* **Input material**:

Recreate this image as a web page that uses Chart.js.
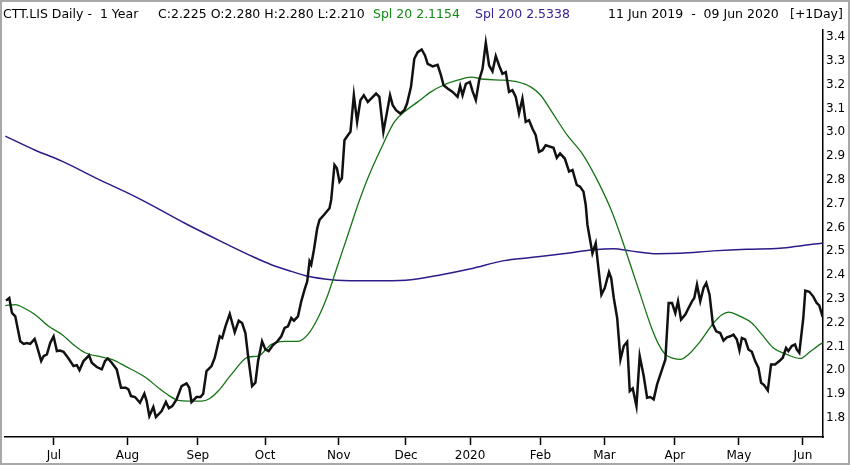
<!DOCTYPE html>
<html>
<head>
<meta charset="utf-8">
<script src="https://cdn.jsdelivr.net/npm/chart.js@4/dist/chart.umd.min.js"></script>
<style>
  html, body { margin: 0; padding: 0; background: #fff; }
  #wrap { position: relative; width: 850px; height: 465px; box-sizing: border-box; border: 2px solid #a8a8a8; overflow: hidden; }
  #c { position: absolute; left: -2px; top: -2px; }
  .hdr { position: absolute; top: 4px; font-family: "DejaVu Sans", sans-serif; font-size: 12.5px; line-height: 16px; color: #000; white-space: pre; }
</style>
</head>
<body>
<div id="wrap">
  <canvas id="c" width="850" height="465"></canvas>
  <span class="hdr" style="left:1px">CTT.LIS Daily -  1 Year</span>
  <span class="hdr" style="left:156px">C:2.225 O:2.280 H:2.280 L:2.210</span>
  <span class="hdr" style="left:371px;color:#138a13">Spl 20 2.1154</span>
  <span class="hdr" style="left:473px;color:#3a2290">Spl 200 2.5338</span>
  <span class="hdr" style="left:606px">11 Jun 2019  -  09 Jun 2020</span>
  <span class="hdr" style="left:788px">[+1Day]</span>
</div>
<script>
// x = trading-day index from 11 Jun 2019
const monthTicks = [14, 37, 59, 80, 103, 124, 144, 166, 186, 208, 228, 248];
const monthLabels = ['Jul','Aug','Sep','Oct','Nov','Dec','2020','Feb','Mar','Apr','May','Jun'];
const priceTicks = [1.8,1.9,2.0,2.1,2.2,2.3,2.4,2.5,2.6,2.7,2.8,2.9,3.0,3.1,3.2,3.3,3.4];

const closeDays = [-0.96,0.07,0.91,1.94,3.50,4.56,5.59,6.62,7.99,8.70,10.04,10.79,11.82,12.85,13.91,14.94,15.96,17.02,18.58,20.14,21.17,22.01,23.26,25.00,25.84,27.40,28.96,29.99,30.83,32.08,33.63,34.97,36.44,37.28,38.09,39.34,40.89,42.26,42.98,43.82,45.07,45.88,47.66,49.00,49.93,50.99,52.33,53.89,55.45,56.29,57.00,58.56,59.81,60.65,61.68,63.24,64.26,65.82,66.57,67.60,68.94,70.50,71.74,72.80,73.83,74.67,75.92,76.95,77.79,79.04,80.06,81.09,82.46,83.80,85.05,86.08,87.14,88.17,89.01,90.26,91.28,92.31,93.15,93.87,94.40,95.24,96.27,96.98,98.54,100.10,100.63,101.66,102.41,103.22,103.97,104.78,105.84,106.65,107.71,108.73,109.76,110.82,112.07,113.10,114.65,115.68,116.93,118.08,119.02,119.86,120.89,122.23,123.48,124.32,125.56,126.59,127.65,128.90,129.93,130.77,132.33,133.88,134.91,135.75,137.00,138.56,140.11,140.92,141.67,142.70,143.95,144.79,145.82,146.85,147.91,148.93,149.96,151.02,152.05,153.08,154.14,155.17,156.19,157.25,158.28,159.31,160.37,161.40,162.43,163.49,164.52,165.55,166.61,167.64,170.08,171.11,172.14,173.61,174.95,176.01,177.35,178.38,179.44,180.15,180.68,181.50,182.24,183.27,183.99,185.05,186.08,187.42,188.10,188.91,189.97,191.00,192.03,193.09,193.90,194.83,195.99,197.01,198.26,199.32,200.35,201.38,202.44,204.00,205.03,206.05,207.11,208.14,208.98,209.92,211.26,212.28,213.34,214.06,214.90,215.93,216.96,217.80,218.83,219.89,220.91,222.16,223.19,224.25,225.28,226.30,227.36,228.17,228.92,229.95,230.98,232.04,233.07,234.09,234.94,235.87,237.02,238.05,239.30,240.64,241.70,242.73,243.45,244.51,245.53,246.06,246.87,248.12,248.74,250.00,251.24,252.29,253.10,254.16];
const closeVals = [2.293,2.304,2.241,2.227,2.122,2.111,2.115,2.111,2.132,2.102,2.039,2.060,2.067,2.115,2.143,2.081,2.083,2.078,2.050,2.018,2.022,2.001,2.039,2.063,2.032,2.014,2.004,2.039,2.050,2.032,2.004,1.927,1.927,1.920,1.892,1.888,1.864,1.902,1.871,1.808,1.846,1.804,1.829,1.867,1.841,1.850,1.878,1.934,1.945,1.927,1.867,1.888,1.888,1.902,1.997,2.018,2.053,2.143,2.136,2.185,2.237,2.160,2.209,2.199,2.157,2.060,1.934,1.948,2.039,2.122,2.088,2.081,2.106,2.122,2.143,2.178,2.185,2.220,2.209,2.227,2.290,2.339,2.374,2.458,2.444,2.507,2.597,2.632,2.656,2.681,2.716,2.863,2.849,2.793,2.807,2.967,2.988,3.002,3.156,3.044,3.135,3.156,3.128,3.142,3.163,3.149,3.002,3.086,3.156,3.114,3.093,3.079,3.093,3.121,3.191,3.309,3.337,3.348,3.323,3.288,3.277,3.284,3.240,3.198,3.184,3.170,3.149,3.195,3.156,3.204,3.212,3.173,3.135,3.219,3.267,3.376,3.281,3.256,3.320,3.281,3.246,3.253,3.170,3.177,3.149,3.079,3.142,3.044,3.051,3.016,2.988,2.918,2.925,2.946,2.935,2.893,2.911,2.890,2.835,2.842,2.779,2.772,2.751,2.695,2.611,2.549,2.492,2.534,2.444,2.318,2.346,2.413,2.388,2.304,2.220,2.046,2.102,2.120,1.913,1.924,1.850,2.060,1.976,1.885,1.888,1.878,1.941,2.004,2.046,2.283,2.283,2.241,2.290,2.213,2.234,2.262,2.290,2.304,2.360,2.290,2.346,2.367,2.318,2.192,2.164,2.157,2.125,2.139,2.143,2.150,2.130,2.084,2.136,2.130,2.088,2.078,2.039,2.011,1.948,1.938,1.916,2.025,2.025,2.039,2.053,2.094,2.081,2.102,2.109,2.088,2.074,2.220,2.335,2.330,2.310,2.283,2.273,2.225];

const spl20Days = [-1.17,1.94,5.06,8.17,12.35,16.49,20.64,23.75,28.96,32.08,36.22,42.45,46.63,49.74,52.86,55.98,60.12,62.71,65.32,69.47,74.67,77.79,80.91,81.94,86.08,90.26,93.37,96.49,99.60,102.72,105.84,108.95,112.07,116.21,120.36,123.48,127.65,131.80,135.94,140.11,144.26,148.40,154.63,158.81,162.95,166.07,170.22,174.37,179.05,183.19,187.87,190.99,194.10,197.21,200.35,202.93,205.03,207.61,209.70,212.28,215.93,220.07,222.69,224.75,228.39,232.04,235.15,238.77,242.94,247.09,250.20,253.32,254.16];
const spl20Vals = [2.272,2.276,2.259,2.234,2.185,2.151,2.102,2.074,2.056,2.046,2.018,1.972,1.927,1.896,1.874,1.871,1.871,1.882,1.913,1.983,2.056,2.060,2.097,2.109,2.122,2.122,2.151,2.220,2.318,2.444,2.569,2.695,2.807,2.932,3.044,3.086,3.128,3.170,3.200,3.219,3.232,3.223,3.219,3.212,3.191,3.156,3.072,2.988,2.911,2.814,2.681,2.569,2.444,2.318,2.192,2.109,2.067,2.050,2.046,2.067,2.122,2.199,2.234,2.245,2.227,2.199,2.151,2.094,2.067,2.050,2.078,2.109,2.115];

const spl200Days = [-1.17,8.17,16.49,28.96,36.22,42.45,54.92,66.35,76.73,81.94,88.17,93.37,100.63,108.95,117.24,125.56,133.88,144.26,154.63,162.95,174.37,182.67,188.91,194.10,202.44,209.70,220.07,230.44,240.81,248.12,253.32,254.16];
const spl200Vals = [2.984,2.925,2.879,2.796,2.751,2.709,2.618,2.541,2.474,2.444,2.416,2.395,2.381,2.377,2.377,2.381,2.399,2.427,2.461,2.474,2.492,2.507,2.511,2.502,2.490,2.492,2.502,2.509,2.513,2.525,2.533,2.534];

const pairs = (xs, ys) => xs.map((x, i) => ({x: x, y: ys[i]}));

new Chart(document.getElementById('c'), {
  type: 'line',
  data: {
    datasets: [
      { label: 'CTT.LIS', data: pairs(closeDays, closeVals), borderColor: '#111111', borderWidth: 2.5, pointRadius: 0, tension: 0, order: 0 },
      { label: 'Spl 20', data: pairs(spl20Days, spl20Vals), borderColor: '#167416', borderWidth: 1.3, pointRadius: 0, tension: 0.4, cubicInterpolationMode: 'monotone', order: 1 },
      { label: 'Spl 200', data: pairs(spl200Days, spl200Vals), borderColor: '#2f1a8a', borderWidth: 1.5, pointRadius: 0, tension: 0.4, cubicInterpolationMode: 'monotone', order: 2 }
    ]
  },
  options: {
    responsive: false,
    animation: false,
    devicePixelRatio: 1,
    layout: { padding: { left: 5, top: 30, right: 0, bottom: 0 } },
    plugins: { legend: { display: false }, tooltip: { enabled: false }, title: { display: false } },
    scales: {
      x: {
        type: 'linear',
        min: -1.27,
        max: 254.27,
        afterBuildTicks: (s) => { s.ticks = monthTicks.map(v => ({ value: v })); },
        afterFit: (s) => { s.height = 28; },
        ticks: {
          autoSkip: false, maxRotation: 0, minRotation: 0, padding: 4, color: '#000',
          font: { family: 'DejaVu Sans', size: 12 },
          callback: (v) => { const k = monthTicks.indexOf(v); return k >= 0 ? monthLabels[k] : ''; }
        },
        grid: { drawOnChartArea: false, drawTicks: true, tickLength: 8, tickColor: '#000', tickWidth: 1.5 },
        border: { display: true, color: '#000', width: 1.5 }
      },
      y: {
        position: 'right',
        min: 1.72,
        max: 3.43,
        afterBuildTicks: (s) => { s.ticks = priceTicks.map(v => ({ value: v })); },
        afterFit: (s) => { s.width = 27; },
        ticks: {
          padding: 3, color: '#000',
          font: { family: 'DejaVu Sans', size: 12 },
          callback: (v) => v.toFixed(1)
        },
        grid: { drawOnChartArea: false, drawTicks: false },
        border: { display: true, color: '#000', width: 1.5 }
      }
    }
  }
});
</script>
</body>
</html>
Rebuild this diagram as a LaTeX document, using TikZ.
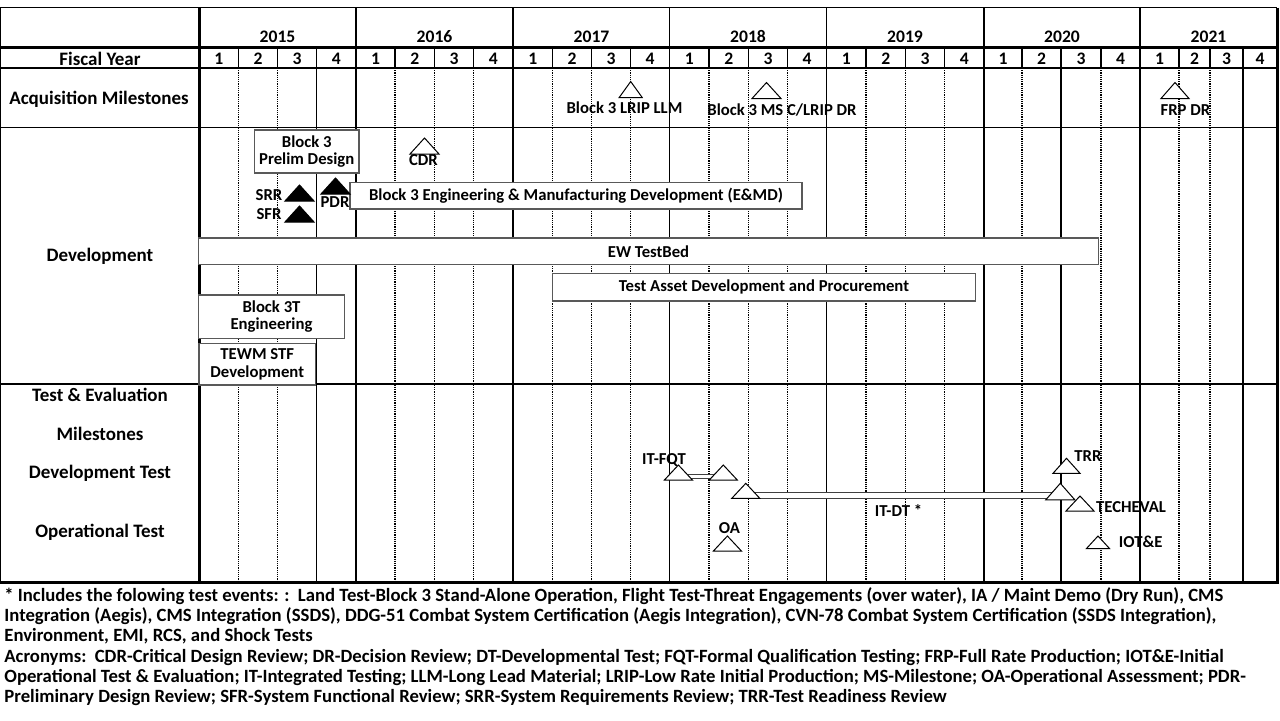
\documentclass[tikz,border=0pt]{standalone}
\usepackage{fontspec}
\setmainfont{Carlito}
\usetikzlibrary{positioning,calc}

\begin{document}
\begin{tikzpicture}[
  x=0.5pt, y=-0.5pt,
  font=\bfseries\fontsize{8.35}{8.6}\selectfont,
  hdr/.style={font=\bfseries\fontsize{8.8}{10}\selectfont, inner sep=0pt, anchor=base},
  rowlbl/.style={font=\bfseries\fontsize{9.5}{10.5}\selectfont, inner sep=0pt},
  notetxt/.style={anchor=base west, inner sep=0pt, font=\bfseries\fontsize{9.35}{10}\selectfont},
  thinrule/.style={line width=0.7pt},
  thickrule/.style={line width=1.5pt},
  qtrdot/.style={line width=0.55pt, dash pattern=on 0.55pt off 0.55pt},
  taskbox/.style={draw=black!65, fill=white, line width=0.9pt, inner sep=0pt, align=center},
  mslbl/.style={inner sep=0pt},
  testbar/.style={draw=black!75, fill=white, line width=0.6pt},
  pics/mstone/.style args={#1/#2}{code={\draw[line width=0.5pt, pic actions] (0,0) -- (-#1,#2) -- (#1,#2) -- cycle;}}
]
  \useasboundingbox (0,0) rectangle (1280,720);

  % grid
  \foreach \xq in {238.5,277.5,316.5,395,434.5,473.5,552.5,591.5,630.5,709,748.5,787.5,866,905.5,944.5,1022,1061,1101,1179,1210,1243}
    \draw[thinrule] (\xq,47) -- (\xq,68);
  \foreach \xq in {238.5,277.5,395,434.5,473.5,552.5,591.5,630.5,709,748.5,787.5,866,905.5,944.5,1022,1101,1179,1210}
    \draw[qtrdot] (\xq,68) -- (\xq,582.5);
  \foreach \xq in {316.5,1061,1243}
    \draw[thinrule] (\xq,68) -- (\xq,582.5);
  \foreach \xq in {356,513,669.5,826.5,984,1140}
    \draw[thinrule] (\xq,7.5) -- (\xq,582.5);
  \draw[thinrule] (0,7.5) -- (1277,7.5);
  \draw[thinrule] (0,68) -- (1277,68);
  \draw[thinrule] (0,127.5) -- (1277,127.5);
  \draw[thinrule] (0,384) -- (1277,384);
  \draw[thinrule] (0.7,7.5) -- (0.7,582.5);
  \draw[thickrule] (0,47) -- (1277,47);
  \draw[thickrule] (0,582.5) -- (1278.5,582.5);
  \draw[thickrule] (199,7.5) -- (199,582.5);
  \draw[thickrule] (1277.5,7.5) -- (1277.5,582.5);

  % header
  \foreach \yr/\xc in {2015/277.5,2016/434.5,2017/591.5,2018/748,2019/905,2020/1062,2021/1208.5}
    \node[hdr] (y\yr) at (\xc,42.5) {\yr};
  \foreach \xa/\xb/\qn [count=\i] in {199/238.5/1,238.5/277.5/2,277.5/316.5/3,316.5/356/4,356/395/1,395/434.5/2,434.5/473.5/3,473.5/513/4,513/552.5/1,552.5/591.5/2,591.5/630.5/3,630.5/669.5/4,669.5/709/1,709/748.5/2,748.5/787.5/3,787.5/826.5/4,826.5/866/1,866/905.5/2,905.5/944.5/3,944.5/984/4,984/1022/1,1022/1061/2,1061/1101/3,1101/1140/4,1140/1179/1,1179/1210/2,1210/1243/3,1243/1277/4}
    \node[hdr] (q\i) at ({(\xa+\xb)/2},64) {\qn};

  % row labels
  \node[rowlbl] (fylbl) at (100,58.5) {Fiscal Year};
  \node[rowlbl] (acqlbl) at (99,99) {Acquisition Milestones};
  \node[rowlbl] (devlbl) at (100,256) {Development};
  \node[rowlbl] (telbl) at (100,395) {Test \& Evaluation};
  \node[rowlbl] (mslbl) at (100,434) {Milestones};
  \node[rowlbl] (dtlbl) at (100,473) {Development Test};
  \node[rowlbl] (otlbl) at (100,532) {Operational Test};

  % acquisition milestones
  \coordinate (lrip) at (630.7,81.5);
  \coordinate (msc) at (766.5,82.5);
  \coordinate (frp) at (1175,82.5);
  \pic[fill=white] at (lrip) {mstone=11.5/16};
  \pic[fill=white] at (msc) {mstone=14.5/16};
  \pic[fill=white] at (frp) {mstone=14/16};
  \node[mslbl] (lriplbl) at (624.5,107.5) {Block 3 LRIP LLM};
  \node[mslbl] (msclbl) at (782,110.5) {Block 3 MS C/LRIP DR};
  \node[mslbl] (frplbl) at (1185.5,110) {FRP DR};

  % development
  \node[taskbox, minimum width=52.25pt, minimum height=21.5pt] (prelim) at (306.75,151.5) {Block 3\\Prelim Design};
  \node[taskbox, minimum width=226pt, minimum height=13.25pt] (emd) at (576,195.75) {Block 3 Engineering \& Manufacturing Development (E\&MD)};
  \node[taskbox, minimum width=450pt, minimum height=13.25pt] (ewtb) at (648.5,251.25) {EW TestBed};
  \node[taskbox, minimum width=211.5pt, minimum height=13.75pt] (tasset) at (764,287.25) {Test Asset Development and Procurement};
  \node[taskbox, minimum width=73pt, minimum height=21.75pt] (blk3t) at (271.5,316.75) {Block 3T\\Engineering};
  \node[taskbox, minimum width=58.25pt, minimum height=20.75pt] (tewm) at (257.25,364.25) {TEWM STF\\Development};

  \coordinate (cdr) at (424.5,138);
  \coordinate (srr) at (299.5,185);
  \coordinate (sfr) at (299.5,206);
  \coordinate (pdr) at (335.5,178);
  \pic[fill=white] at (cdr) {mstone=14.5/16};
  \pic[fill=black] at (srr) {mstone=14.5/16};
  \pic[fill=black] at (sfr) {mstone=14.5/16};
  \pic[fill=black] at (pdr) {mstone=14.5/16};
  \node[mslbl] (cdrlbl) at (423.5,160.5) {CDR};
  \node[mslbl] (srrlbl) at (269,195) {SRR};
  \node[mslbl] (sfrlbl) at (269,214.5) {SFR};
  \node[mslbl] (pdrlbl) at (335,202.5) {PDR};

  % test and evaluation
  \coordinate (fqt1) at (678.4,465);
  \coordinate (fqt2) at (723.3,465);
  \coordinate (dt1) at (745.8,483.3);
  \coordinate (dt2) at (1060.3,483.3);
  \coordinate (trr) at (1066.5,458.3);
  \coordinate (tchv) at (1080,496);
  \coordinate (oa) at (727.4,536);
  \coordinate (iote) at (1098,536);
  \draw[testbar] ($(fqt1)+(0,9.3)$) rectangle ($(fqt2)+(0,13.3)$);
  \draw[testbar] ($(dt1)+(0,9)$) rectangle ($(dt2)+(0,15)$);
  \pic[fill=white] at (fqt1) {mstone=14/15};
  \pic[fill=white] at (fqt2) {mstone=14/15};
  \pic[fill=white] at (dt1) {mstone=14/15};
  \pic[fill=white] at (trr) {mstone=13.5/15};
  \pic[fill=white] at (dt2) {mstone=14.5/16.5};
  \pic[fill=white] at (tchv) {mstone=14/15};
  \pic[fill=white] at (oa) {mstone=14/15};
  \pic[fill=white] at (iote) {mstone=11.5/12.5};
  \node[mslbl] (fqtlbl) at (664,460) {IT-FQT};
  \node[mslbl] (trrlbl) at (1088,456) {TRR};
  \node[mslbl] (tchvlbl) at (1131,507) {TECHEVAL};
  \node[mslbl] (dtlbl2) at (898.5,510.5) {IT-DT *};
  \node[mslbl] (oalbl) at (729.5,528) {OA};
  \node[mslbl] (iotelbl) at (1140.7,542) {IOT\&E};

  % notes
  \node[notetxt] (note1) at (4,601.5) {* Includes the folowing test events: :\ \ Land Test-Block 3 Stand-Alone Operation, Flight Test-Threat Engagements (over water), IA / Maint Demo (Dry Run), CMS};
  \node[notetxt] (note2) at (4,621.5) {Integration (Aegis), CMS Integration (SSDS), DDG-51 Combat System Certification (Aegis Integration), CVN-78 Combat System Certification (SSDS Integration),};
  \node[notetxt] (note3) at (4,641.5) {Environment, EMI, RCS, and Shock Tests};
  \node[notetxt] (acro1) at (4,662) {Acronyms:\ \ CDR-Critical Design Review; DR-Decision Review; DT-Developmental Test; FQT-Formal Qualification Testing; FRP-Full Rate Production; IOT\&E-Initial};
  \node[notetxt] (acro2) at (4,682) {Operational Test \& Evaluation; IT-Integrated Testing; LLM-Long Lead Material; LRIP-Low Rate Initial Production; MS-Milestone; OA-Operational Assessment; PDR-};
  \node[notetxt] (acro3) at (4,702) {Preliminary Design Review; SFR-System Functional Review; SRR-System Requirements Review; TRR-Test Readiness Review};
\end{tikzpicture}
\end{document}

* **Aim of the exercise**:
Copy, from the material, each line that holds the string "this".

* **Result**:
Recreate this image as a web page that uses Chart.js.
Rebuild this diagram as a LaTeX document, using TikZ.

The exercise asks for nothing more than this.